** START **
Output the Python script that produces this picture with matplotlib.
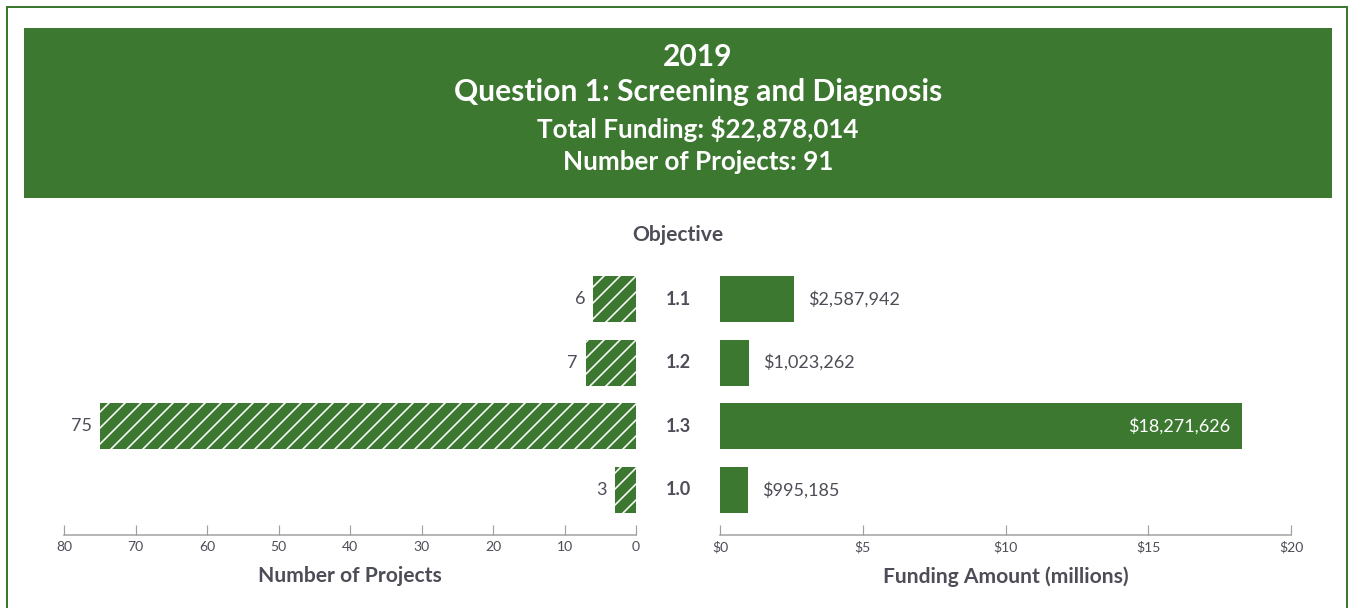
import matplotlib.pyplot as plt
from matplotlib.patches import Rectangle
from matplotlib.lines import Line2D

objectives = ['1.1', '1.2', '1.3', '1.0']
projects = [6, 7, 75, 3]
funding = [2587942, 1023262, 18271626, 995185]

proj_ticks = [80, 70, 60, 50, 40, 30, 20, 10, 0]
fund_ticks = [0, 5, 10, 15, 20]

green = '#3d7831'
grey = '#4d4d57'
W, H = 1349, 608
DPI = 96


def pt(px):
    # pixel size -> points
    return px * 72 / DPI


plt.rcParams['font.family'] = ['Lato', 'DejaVu Sans']
plt.rcParams['hatch.linewidth'] = pt(1.6)

fig = plt.figure(figsize=(W / DPI, H / DPI), dpi=DPI)


def fx(x):
    return x / W


def fy(y):
    return 1 - y / H


# outer frame
lw = pt(2)
fig.add_artist(Line2D([fx(6.5), fx(6.5)], [0, fy(7)], color=green, lw=lw))
fig.add_artist(Line2D([fx(6.5), fx(1347)], [fy(7), fy(7)], color=green, lw=lw))
fig.add_artist(Line2D([fx(1347), fx(1347)], [0, fy(7)], color=green, lw=lw))

# header block
fig.add_artist(Rectangle((fx(24), fy(198)), fx(1332) - fx(24), fy(28) - fy(198),
                         transform=fig.transFigure, facecolor=green, edgecolor='none'))
hx = fx(698)
fig.text(hx, fy(57), '2019', ha='center', va='center', color='white', fontsize=pt(30), fontweight='bold')
fig.text(hx, fy(92), 'Question 1: Screening and Diagnosis', ha='center', va='center',
         color='white', fontsize=pt(30), fontweight='bold')
fig.text(hx, fy(129), 'Total Funding: $22,878,014', ha='center', va='center',
         color='white', fontsize=pt(26), fontweight='bold')
fig.text(hx, fy(162), 'Number of Projects: 91', ha='center', va='center',
         color='white', fontsize=pt(26), fontweight='bold')

cx = fx(678)
fig.text(cx, fy(235), 'Objective', ha='center', va='center', color=grey, fontsize=pt(21), fontweight='bold')

# axes geometry
top_px, bot_px = 250, 535
rows = list(range(len(objectives)))
ylim = (3.707, -0.77)
bar_h = 0.72

axL = fig.add_axes([fx(64), fy(bot_px), fx(636) - fx(64), fy(top_px) - fy(bot_px)])
axR = fig.add_axes([fx(720), fy(bot_px), fx(1291) - fx(720), fy(top_px) - fy(bot_px)])

axL.barh(rows, projects, height=bar_h, color=green, edgecolor='white', linewidth=0, hatch='//')
axL.set_xlim(80, 0)
axL.set_ylim(*ylim)
for r, v in zip(rows, projects):
    axL.annotate(str(v), (v, r), xytext=(-pt(8), 0), textcoords='offset points',
                 ha='right', va='center', color=grey, fontsize=pt(18))

fund_m = [f / 1e6 for f in funding]
axR.barh(rows, fund_m, height=bar_h, color=green, linewidth=0)
axR.set_xlim(0, 20)
axR.set_ylim(*ylim)
for r, v, f in zip(rows, fund_m, funding):
    lab = '${:,}'.format(f)
    if v > 10:
        axR.annotate(lab, (v, r), xytext=(-pt(11), 0), textcoords='offset points',
                     ha='right', va='center', color='white', fontsize=pt(18))
    else:
        axR.annotate(lab, (v, r), xytext=(pt(14), 0), textcoords='offset points',
                     ha='left', va='center', color=grey, fontsize=pt(18))

for r, o in zip(rows, objectives):
    fig.text(cx, fy(top_px) - (r + 0.77) / 4.477 * (fy(top_px) - fy(bot_px)), o,
             ha='center', va='center', color=grey, fontsize=pt(18), fontweight='bold')

for ax in (axL, axR):
    ax.set_facecolor('none')
    for s in ('top', 'right', 'left'):
        ax.spines[s].set_visible(False)
    ax.spines['bottom'].set_color('#a0a0a0')
    ax.spines['bottom'].set_linewidth(pt(1.5))
    ax.set_yticks([])
    ax.tick_params(axis='x', direction='in', length=pt(10), width=pt(1.2), color='#a0a0a0',
                   labelsize=pt(14), labelcolor=grey, pad=pt(6))

axL.set_xticks(proj_ticks)
axL.set_xticklabels([str(t) for t in proj_ticks])
axR.set_xticks(fund_ticks)
axR.set_xticklabels(['${}'.format(t) for t in fund_ticks])

axL.set_xlabel('Number of Projects', color=grey, fontsize=pt(21), fontweight='bold', labelpad=pt(13))
axR.set_xlabel('Funding Amount (millions)', color=grey, fontsize=pt(21), fontweight='bold', labelpad=pt(13))

fig.savefig('out.png', dpi=DPI, facecolor='white')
** END **
Take the material above from its first line through the line holding "return 1 - y / H" and set it down exactly, without the pictures.

Output the Python script that produces this picture with matplotlib.
import matplotlib.pyplot as plt
from matplotlib.patches import Rectangle
from matplotlib.lines import Line2D

objectives = ['1.1', '1.2', '1.3', '1.0']
projects = [6, 7, 75, 3]
funding = [2587942, 1023262, 18271626, 995185]

proj_ticks = [80, 70, 60, 50, 40, 30, 20, 10, 0]
fund_ticks = [0, 5, 10, 15, 20]

green = '#3d7831'
grey = '#4d4d57'
W, H = 1349, 608
DPI = 96


def pt(px):
    # pixel size -> points
    return px * 72 / DPI


plt.rcParams['font.family'] = ['Lato', 'DejaVu Sans']
plt.rcParams['hatch.linewidth'] = pt(1.6)

fig = plt.figure(figsize=(W / DPI, H / DPI), dpi=DPI)


def fx(x):
    return x / W


def fy(y):
    return 1 - y / H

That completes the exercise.